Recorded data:
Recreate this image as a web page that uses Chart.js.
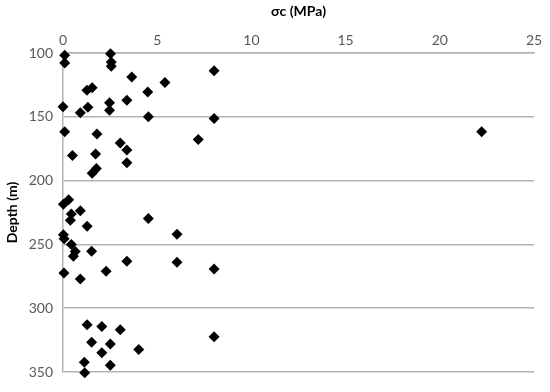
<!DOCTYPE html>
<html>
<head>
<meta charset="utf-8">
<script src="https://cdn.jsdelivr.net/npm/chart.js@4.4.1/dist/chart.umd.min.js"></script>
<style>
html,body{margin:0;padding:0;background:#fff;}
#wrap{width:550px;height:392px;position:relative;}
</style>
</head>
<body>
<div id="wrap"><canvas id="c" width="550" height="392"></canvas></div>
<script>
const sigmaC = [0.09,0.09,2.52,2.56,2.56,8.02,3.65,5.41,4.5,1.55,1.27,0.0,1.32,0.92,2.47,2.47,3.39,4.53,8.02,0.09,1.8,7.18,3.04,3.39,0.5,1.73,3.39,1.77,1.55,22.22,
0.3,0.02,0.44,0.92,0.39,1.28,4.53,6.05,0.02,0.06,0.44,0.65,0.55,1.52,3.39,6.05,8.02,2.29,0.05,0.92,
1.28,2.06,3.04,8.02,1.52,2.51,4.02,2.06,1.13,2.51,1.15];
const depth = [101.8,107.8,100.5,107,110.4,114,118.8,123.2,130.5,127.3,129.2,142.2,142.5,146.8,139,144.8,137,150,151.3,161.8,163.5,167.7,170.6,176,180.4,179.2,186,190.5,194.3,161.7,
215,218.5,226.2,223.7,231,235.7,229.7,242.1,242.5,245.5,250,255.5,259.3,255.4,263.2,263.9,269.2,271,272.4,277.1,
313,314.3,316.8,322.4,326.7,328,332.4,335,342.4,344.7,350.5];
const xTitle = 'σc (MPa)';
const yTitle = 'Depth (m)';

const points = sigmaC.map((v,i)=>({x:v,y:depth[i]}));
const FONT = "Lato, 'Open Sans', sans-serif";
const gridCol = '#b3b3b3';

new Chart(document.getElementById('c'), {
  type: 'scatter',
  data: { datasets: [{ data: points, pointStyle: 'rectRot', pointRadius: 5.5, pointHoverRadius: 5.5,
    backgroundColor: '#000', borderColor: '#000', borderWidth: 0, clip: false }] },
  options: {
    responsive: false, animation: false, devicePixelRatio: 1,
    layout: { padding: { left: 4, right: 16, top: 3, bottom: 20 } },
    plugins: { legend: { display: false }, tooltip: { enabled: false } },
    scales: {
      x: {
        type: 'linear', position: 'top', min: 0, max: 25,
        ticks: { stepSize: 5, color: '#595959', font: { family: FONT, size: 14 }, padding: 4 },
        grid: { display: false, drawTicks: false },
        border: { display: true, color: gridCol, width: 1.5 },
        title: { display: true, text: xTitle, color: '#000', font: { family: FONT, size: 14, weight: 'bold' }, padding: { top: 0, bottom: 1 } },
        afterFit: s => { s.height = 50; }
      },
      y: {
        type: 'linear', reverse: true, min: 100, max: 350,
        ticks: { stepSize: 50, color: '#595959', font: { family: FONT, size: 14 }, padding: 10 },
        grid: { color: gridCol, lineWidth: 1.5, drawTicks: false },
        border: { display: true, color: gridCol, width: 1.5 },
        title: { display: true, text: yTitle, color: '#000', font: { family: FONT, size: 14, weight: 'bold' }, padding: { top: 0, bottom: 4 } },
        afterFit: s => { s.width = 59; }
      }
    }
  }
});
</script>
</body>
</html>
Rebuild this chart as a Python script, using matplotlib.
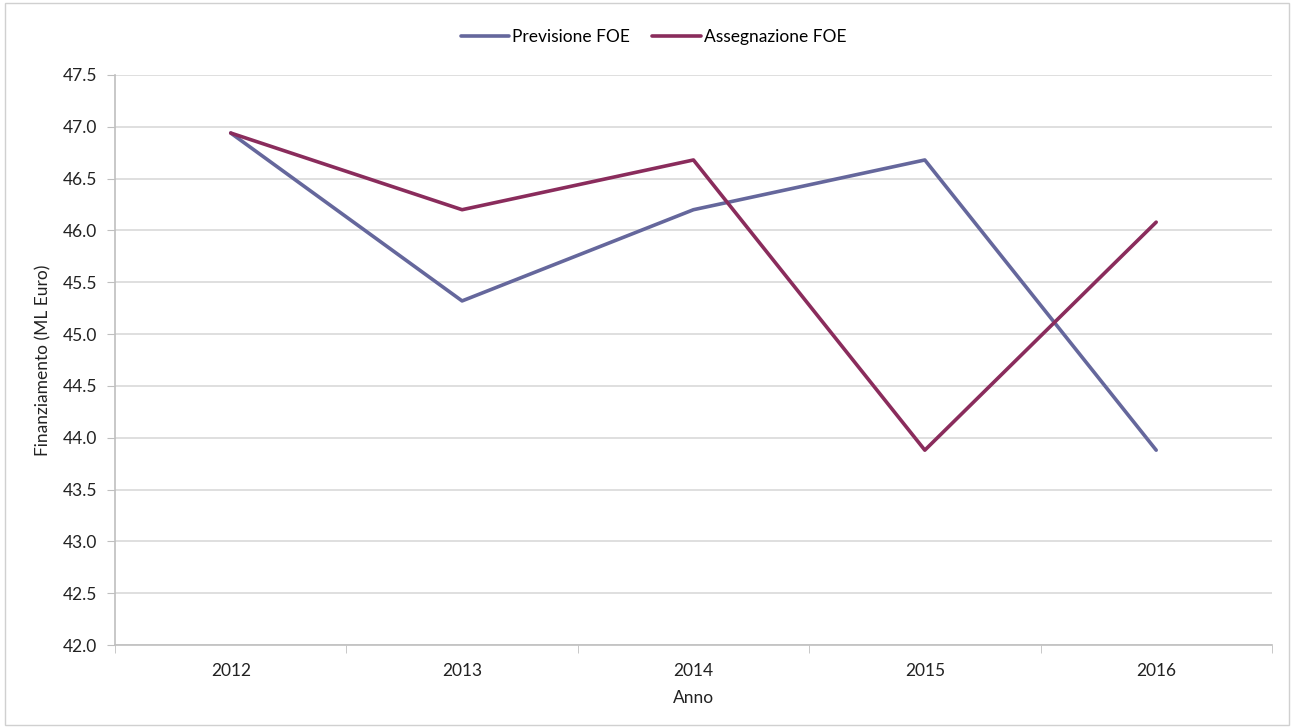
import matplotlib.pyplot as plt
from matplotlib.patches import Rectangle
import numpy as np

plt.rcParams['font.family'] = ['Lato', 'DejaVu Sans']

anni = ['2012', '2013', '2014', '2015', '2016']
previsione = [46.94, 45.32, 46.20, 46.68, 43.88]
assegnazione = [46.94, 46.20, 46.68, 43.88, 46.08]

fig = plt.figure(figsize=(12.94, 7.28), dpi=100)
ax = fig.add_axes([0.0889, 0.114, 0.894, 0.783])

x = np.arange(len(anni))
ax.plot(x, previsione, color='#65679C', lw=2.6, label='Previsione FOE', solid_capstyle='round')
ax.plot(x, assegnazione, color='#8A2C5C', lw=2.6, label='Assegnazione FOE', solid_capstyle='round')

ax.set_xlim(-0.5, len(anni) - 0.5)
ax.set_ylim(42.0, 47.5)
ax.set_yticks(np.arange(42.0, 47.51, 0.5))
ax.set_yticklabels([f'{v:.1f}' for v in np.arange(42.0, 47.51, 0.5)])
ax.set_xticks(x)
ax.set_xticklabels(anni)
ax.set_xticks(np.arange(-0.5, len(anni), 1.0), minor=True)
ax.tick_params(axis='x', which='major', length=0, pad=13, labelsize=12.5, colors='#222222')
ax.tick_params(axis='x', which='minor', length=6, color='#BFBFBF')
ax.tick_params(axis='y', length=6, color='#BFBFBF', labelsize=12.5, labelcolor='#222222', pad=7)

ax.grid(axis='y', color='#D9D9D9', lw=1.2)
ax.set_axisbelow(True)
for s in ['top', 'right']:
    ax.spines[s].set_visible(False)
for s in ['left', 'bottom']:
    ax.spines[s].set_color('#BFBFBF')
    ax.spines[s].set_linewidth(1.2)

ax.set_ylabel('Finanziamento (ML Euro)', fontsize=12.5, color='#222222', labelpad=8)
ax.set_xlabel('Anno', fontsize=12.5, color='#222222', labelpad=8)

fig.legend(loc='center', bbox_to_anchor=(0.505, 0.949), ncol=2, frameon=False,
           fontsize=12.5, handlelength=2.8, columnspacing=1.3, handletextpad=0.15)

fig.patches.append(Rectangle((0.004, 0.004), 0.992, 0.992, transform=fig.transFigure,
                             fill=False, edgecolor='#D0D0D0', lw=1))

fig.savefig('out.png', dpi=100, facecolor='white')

_SET TASK_.
Take the material above and output only the lines from the one that contains "Rebuild this chart" through the one that contains "labelsize=12.5, labelcolor='#222222', pad=7)", ends included and images left out.

_SOLUTION TO THIS TASK_.
Rebuild this chart as a Python script, using matplotlib.
import matplotlib.pyplot as plt
from matplotlib.patches import Rectangle
import numpy as np

plt.rcParams['font.family'] = ['Lato', 'DejaVu Sans']

anni = ['2012', '2013', '2014', '2015', '2016']
previsione = [46.94, 45.32, 46.20, 46.68, 43.88]
assegnazione = [46.94, 46.20, 46.68, 43.88, 46.08]

fig = plt.figure(figsize=(12.94, 7.28), dpi=100)
ax = fig.add_axes([0.0889, 0.114, 0.894, 0.783])

x = np.arange(len(anni))
ax.plot(x, previsione, color='#65679C', lw=2.6, label='Previsione FOE', solid_capstyle='round')
ax.plot(x, assegnazione, color='#8A2C5C', lw=2.6, label='Assegnazione FOE', solid_capstyle='round')

ax.set_xlim(-0.5, len(anni) - 0.5)
ax.set_ylim(42.0, 47.5)
ax.set_yticks(np.arange(42.0, 47.51, 0.5))
ax.set_yticklabels([f'{v:.1f}' for v in np.arange(42.0, 47.51, 0.5)])
ax.set_xticks(x)
ax.set_xticklabels(anni)
ax.set_xticks(np.arange(-0.5, len(anni), 1.0), minor=True)
ax.tick_params(axis='x', which='major', length=0, pad=13, labelsize=12.5, colors='#222222')
ax.tick_params(axis='x', which='minor', length=6, color='#BFBFBF')
ax.tick_params(axis='y', length=6, color='#BFBFBF', labelsize=12.5, labelcolor='#222222', pad=7)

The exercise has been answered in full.